Bang on cue pro-hunt supporters rode to Mr Maugham’s ‘rescue’. It’s just a fox, they shrieked. It would have been, however, far better for them to have just left well alone. Dismissing a largely pro-wildlife nation as a bunch of snowflakes probably had even the most hardened pro-hunt lobbyists sighing dejectedly into their post-Christmas sherries.
Was that it? Not a chance…
But there was, inevitably given the ratcheted-up tensions, more to come.
Landing with a flat-footed thud on the ‘vermin’ bandwagon, a David Stubley of Prestwick, decided to write a letter to his local paper saying that though he “had never hunted” he understood “the necessity of it in controlling vermin efficiently” and that the “campaign against foxhunting is motivated by a long-outdated class war, not animal welfare“. It’s extraordinary that hunt lobbyists continue to reach for such asinine and ill-informed arguments, especially when it’s all too easy to counter that by breaking the law, attacking people, and using dead animals as weapons, hunts and their supporters routinely display a breathtaking lack of any class at all.
More damagingly, the Daily Telegraph, a newspaper hardly known for its sympathies with the pro-wildlife movement, published an article on the 29th which detailed how the Prince of Wales’s former hunt (the Quorn) had “apologised to mourners after its hounds interrupted a woodland funeral and reportedly leapt over an open grave“. As editorial decisions go it was surprising, especially given that the event in question took place on the 20th and had been covered already. But once the tide starts to turn, as Canute found out…
Hunting’s suicide note?
To top off the week hunt supporters then metaphorically penned a suicide note. It was unoriginal, inept, and a misstep of such proportions that senior figures in the hunt lobby industry must have almost knocked themselves out face-palming. On the morning of the 30th a dead fox was left outside Chris Packham’s house.

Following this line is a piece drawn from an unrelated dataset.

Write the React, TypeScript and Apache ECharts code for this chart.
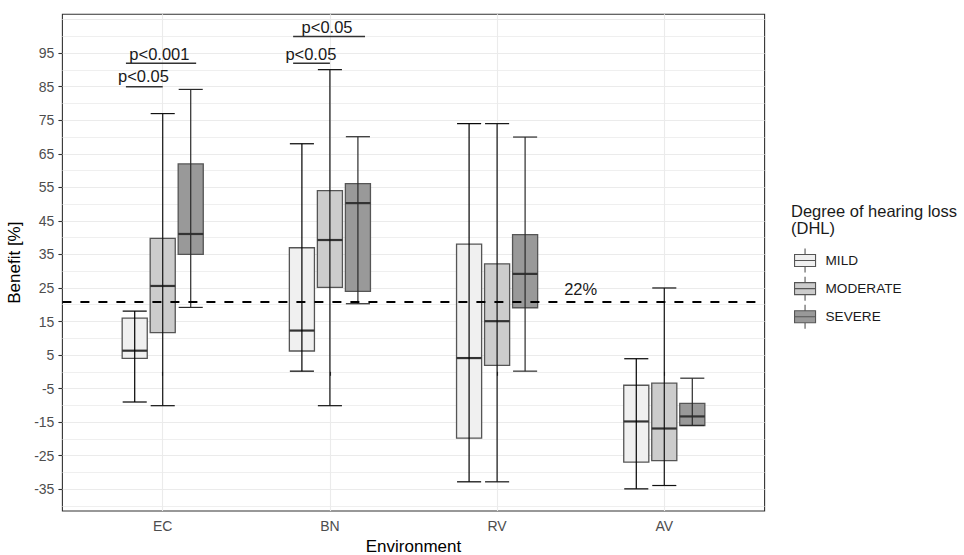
import React, { useEffect, useRef } from 'react';
import * as echarts from 'echarts';

// ---------- data ----------
const environments = ['EC', 'BN', 'RV', 'AV'];
const levels = ['MILD', 'MODERATE', 'SEVERE'];
// per environment: [lower whisker, Q1, median, Q3, upper whisker]
const mildStats = [
  [-9, 4, 6.3, 16, 18.1],
  [0.2, 6.2, 12.3, 37, 68],
  [-32.8, -19.8, 4.1, 38.1, 74],
  [-34.9, -26.9, -14.8, -4, 3.9],
];
const moderateStats = [
  [-10.1, 11.7, 25.6, 39.8, 77],
  [-10.1, 25.2, 39.3, 54, 90.1],
  [-32.8, 1.9, 15.1, 32.2, 74],
  [-33.9, -26.5, -16.9, -3.4, 25],
];
const severeStats = [
  [19.2, 35, 41.1, 62, 84.2],
  [20.3, 24, 50.3, 56.1, 70.1],
  [0.2, 19.1, 29.2, 40.9, 70],
  [-16, -16, -13.3, -9.4, -1.9],
];
const yTickLabels = [-35, -25, -15, -5, 5, 15, 25, 35, 45, 55, 65, 75, 85, 95];
const yMajorGrid = [-35, -25, -15, -5, 5, 15, 25, 35, 45, 55, 65, 75, 85, 95, 105];
const yMinorGrid = [-40, -30, -20, -10, 0, 10, 20, 30, 40, 50, 60, 70, 80, 90, 100];
const thresholdValue = 21;
const thresholdLabel = '22%';
const thresholdLabelPos = [3.5, 24.6];
// significance brackets
const sigLabels = ['p<0.05', 'p<0.001', 'p<0.05', 'p<0.05'];
const sigX1 = [0.78, 0.78, 1.78, 1.78];
const sigX2 = [1.0, 1.2, 2.0, 2.21];
const sigY = [85, 92, 92, 100];
const sigTextX = [0.885, 0.98, 1.886, 1.983];
const sigTextY = [88.1, 94.85, 94.7, 102.9];

// ---------- styles ----------
const FONT = '"Liberation Sans", Arial, sans-serif';
const levelColors = ['#f0f0f0', '#cccccc', '#999999'];
const whiskerColors = ['#000000', '#111111', '#2a2a2a'];
const dodge = [-0.1675, 0, 0.1675];
const boxWidth = 0.15;
const capWidth = 0.144;
const allStats = [mildStats, moderateStats, severeStats];

function makeBoxSeries(li: number) {
  return {
    type: 'custom',
    name: levels[li],
    z: 3,
    itemStyle: { color: levelColors[li], borderColor: '#555555', borderWidth: 1.1 },
    data: allStats[li].map((s, i) => [i + 1, ...s]),
    encode: { x: 0, y: [1, 2, 3, 4, 5] },
    renderItem: (params: any, api: any) => {
      const x = api.value(0) + dodge[li];
      const pLo = api.coord([x, api.value(1)]);
      const pQ1 = api.coord([x, api.value(2)]);
      const pMed = api.coord([x, api.value(3)]);
      const pQ3 = api.coord([x, api.value(4)]);
      const pHi = api.coord([x, api.value(5)]);
      const bw = api.size([boxWidth, 0])[0];
      const cw = api.size([capWidth, 0])[0];
      const cx = pLo[0];
      const wc = whiskerColors[li];
      return {
        type: 'group',
        children: [
          {
            type: 'rect',
            shape: { x: cx - bw / 2, y: pQ3[1], width: bw, height: pQ1[1] - pQ3[1] },
            style: { fill: levelColors[li], stroke: '#555555', lineWidth: 1.3 },
          },
          {
            type: 'line',
            shape: { x1: cx - bw / 2, y1: pMed[1], x2: cx + bw / 2, y2: pMed[1] },
            style: { stroke: '#333333', lineWidth: 2.2 },
          },
          {
            type: 'line',
            shape: { x1: cx, y1: pLo[1], x2: cx, y2: pHi[1] },
            style: { stroke: wc, lineWidth: 1.2 },
          },
          {
            type: 'line',
            shape: { x1: cx - cw / 2, y1: pLo[1], x2: cx + cw / 2, y2: pLo[1] },
            style: { stroke: wc, lineWidth: 1.2 },
          },
          {
            type: 'line',
            shape: { x1: cx - cw / 2, y1: pHi[1], x2: cx + cw / 2, y2: pHi[1] },
            style: { stroke: wc, lineWidth: 1.2 },
          },
        ],
      };
    },
    markLine:
      li === 0
        ? {
            silent: true,
            symbol: 'none',
            animation: false,
            label: { show: false },
            lineStyle: { color: '#000000', type: [9, 9], width: 2.2 },
            data: [{ yAxis: thresholdValue }],
            z: 6,
          }
        : undefined,
  };
}

export default function App() {
  const ref = useRef<HTMLDivElement>(null);
  useEffect(() => {
    if (!ref.current) return;
    const chart = echarts.init(ref.current, undefined, { renderer: 'svg' });
    const annotationData = sigLabels.map((_, i) => [sigX1[i], sigX2[i], sigY[i], sigTextX[i], sigTextY[i], i]);
    const option: any = {
      animation: false,
      backgroundColor: '#ffffff',
      textStyle: { fontFamily: FONT },
      title: {
        text: 'Degree of hearing loss\n(DHL)',
        left: 791,
        top: 202,
        padding: 0,
        textStyle: { fontSize: 16.5, fontWeight: 'normal', color: '#1a1a1a', lineHeight: 17.5, fontFamily: FONT },
      },
      legend: {
        orient: 'vertical',
        left: 794,
        top: 248,
        padding: 0,
        itemWidth: 21,
        itemHeight: 24,
        itemGap: 3,
        icon: 'path://M0,6H21V18H0Z M0,12H21 M10.5,0V6 M10.5,18V24',
        itemStyle: { borderColor: '#555555', borderWidth: 1.1 },
        textStyle: { fontSize: 13.6, color: '#1a1a1a', fontFamily: FONT, padding: [0, 0, 0, 5] },
        selectedMode: false,
        data: levels,
      },
      grid: {
        left: 62.4,
        right: 199.4,
        top: 14.3,
        bottom: 44,
        show: true,
        borderColor: '#333333',
        borderWidth: 1.1,
        backgroundColor: 'transparent',
        containLabel: false,
        outerBoundsMode: 'none',
      },
      xAxis: {
        type: 'value',
        min: 0.4,
        max: 4.6,
        name: 'Environment',
        nameLocation: 'middle',
        nameGap: 23,
        nameTextStyle: { fontSize: 17, color: '#000000', fontFamily: FONT },
        axisLine: { show: false },
        axisTick: { show: true, length: 4, customValues: [1, 2, 3, 4], lineStyle: { color: '#333333', width: 1.1 } },
        axisLabel: {
          customValues: [1, 2, 3, 4],
          formatter: (v: number) => environments[Math.round(v) - 1] ?? '',
          fontSize: 14,
          color: '#4d4d4d',
          margin: 8,
          fontFamily: FONT,
        },
        splitLine: { show: true, lineStyle: { color: '#ebebeb', width: 1.1 } },
      },
      yAxis: [
        {
          type: 'value',
          min: -41.5,
          max: 106.6,
          name: 'Benefit [%]',
          nameLocation: 'middle',
          nameGap: 30,
          nameTextStyle: { fontSize: 17, color: '#000000', fontFamily: FONT },
          axisLine: { show: false },
          axisTick: { show: true, length: 4, customValues: yTickLabels, lineStyle: { color: '#333333', width: 1.1 } },
          axisLabel: { customValues: yTickLabels, fontSize: 14, color: '#4d4d4d', margin: 8, fontFamily: FONT },
          splitLine: { show: false },
        },
        {
          type: 'value',
          min: -41.5,
          max: 106.6,
          position: 'left',
          axisLine: { show: false },
          axisTick: { show: false, customValues: yMajorGrid },
          axisLabel: { show: false, customValues: yMajorGrid },
          splitLine: { show: true, lineStyle: { color: '#ebebeb', width: 1.1 } },
        },
        {
          type: 'value',
          min: -41.5,
          max: 106.6,
          position: 'left',
          axisLine: { show: false },
          axisTick: { show: false, customValues: yMinorGrid },
          axisLabel: { show: false, customValues: yMinorGrid },
          splitLine: { show: true, lineStyle: { color: '#ebebeb', width: 0.8 } },
        },
      ],
      series: [
        makeBoxSeries(0),
        makeBoxSeries(1),
        makeBoxSeries(2),
        {
          type: 'custom',
          name: 'annotations',
          z: 5,
          data: annotationData,
          encode: { x: [0, 1], y: 2 },
          renderItem: (params: any, api: any) => {
            const i = api.value(5);
            const p1 = api.coord([api.value(0), api.value(2)]);
            const p2 = api.coord([api.value(1), api.value(2)]);
            const pt = api.coord([api.value(3), api.value(4)]);
            return {
              type: 'group',
              children: [
                { type: 'line', shape: { x1: p1[0], y1: p1[1], x2: p2[0], y2: p2[1] }, style: { stroke: '#333333', lineWidth: 1.5 } },
                {
                  type: 'text',
                  x: pt[0],
                  y: pt[1],
                  style: { text: sigLabels[i], align: 'center', verticalAlign: 'middle', fontSize: 16.5, fontFamily: FONT, fill: '#1a1a1a' },
                },
              ],
            };
          },
        },
        {
          type: 'custom',
          name: 'thresholdLabel',
          z: 5,
          data: [thresholdLabelPos],
          renderItem: (params: any, api: any) => {
            const p = api.coord([api.value(0), api.value(1)]);
            return {
              type: 'text',
              x: p[0],
              y: p[1],
              style: { text: thresholdLabel, align: 'center', verticalAlign: 'middle', fontSize: 16.5, fontFamily: FONT, fill: '#1a1a1a' },
            };
          },
        },
      ],
    };
    chart.setOption(option);
    return () => chart.dispose();
  }, []);
  return (
    <div style={{ position: 'absolute', left: 0, top: 0 }}>
      <div ref={ref} style={{ width: 964, height: 555 }} />
    </div>
  );
}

It’s not the first time Chris has been targeted like this of course (as the tweet here will remind anyone who may have forgotten, pro-shooting knuckle-draggers tied dead crows to his garden gate back in the summer much to the macabre delight of a vocal minority who, if they have the intelligence to analyse clearly, may have by now realised that they, too, have done their hobby more harm than good).
Chris reacted in exactly the way he always reacts. Positively. Blanket coverage on first social media then print media depicted a fearless man with an ever-expanding support group. His step-daughter Megan McCubbin summed up the mood with her own tweet, saying that “You can send death threats, put dead animals outside the house and abuse Chris on social media… but you will never threaten the movement or science he stands for. Arguments against fox hunting have never been more clear.”
The obvious question to ask is why would fox hunting target the most high-profile campaigner in the entire country in such a crass and ill-judged way? Surely these idiots would have known that almost immediately a short video response would be on the internet (now retweeted more than ten thousand times)? That everything that Chris Packham does or has inflicted upon him is newsworthy? How was this ever going to help, say, repeal the Hunting Act?
The truth of course is rather prosaic. There is no script. There is no ‘fox hunting movement’ at all, just an increasingly fragmented, increasingly isolated ragtag collection that includes wildlife abusers, lawbreakers, and the thuggish rural equivalent of soccer hooligans amongst its numbers. There is no plan. There is shouting and lobbying and anger. But there is no central intelligence. Hunting simply doesn’t have the nous to even imagine, let alone see, the bigger picture. Its arguments are dog-eared, its supporters simply coming over as fanatics. Even the Conservative Party appears to have lost interest in promoting fox hunting.
The bigger picture
The chumps that took on Chris Packham the other day are like the shooters that targeted him for his work on the general licence with Wild Justice. If they intimidate him into silence, their thinking goes, they silence the debate. They can only see the bee and not the hive. The widespread misunderstanding is that Chris leads, and we all blindly follow. That’s simply not the case. We are marching forward together. We empower each other. When it comes to ridding the nation of the abominations of foxhunting we speak as one.
Is fox hunting determined to end foxhunting? That’s a jokey question of course, but on the evidence of the past week you’d have to conclude that they’re pretty much incapable of keeping it going for much longer.
And I’m sure you’ll give me a Whoo-whoop to that.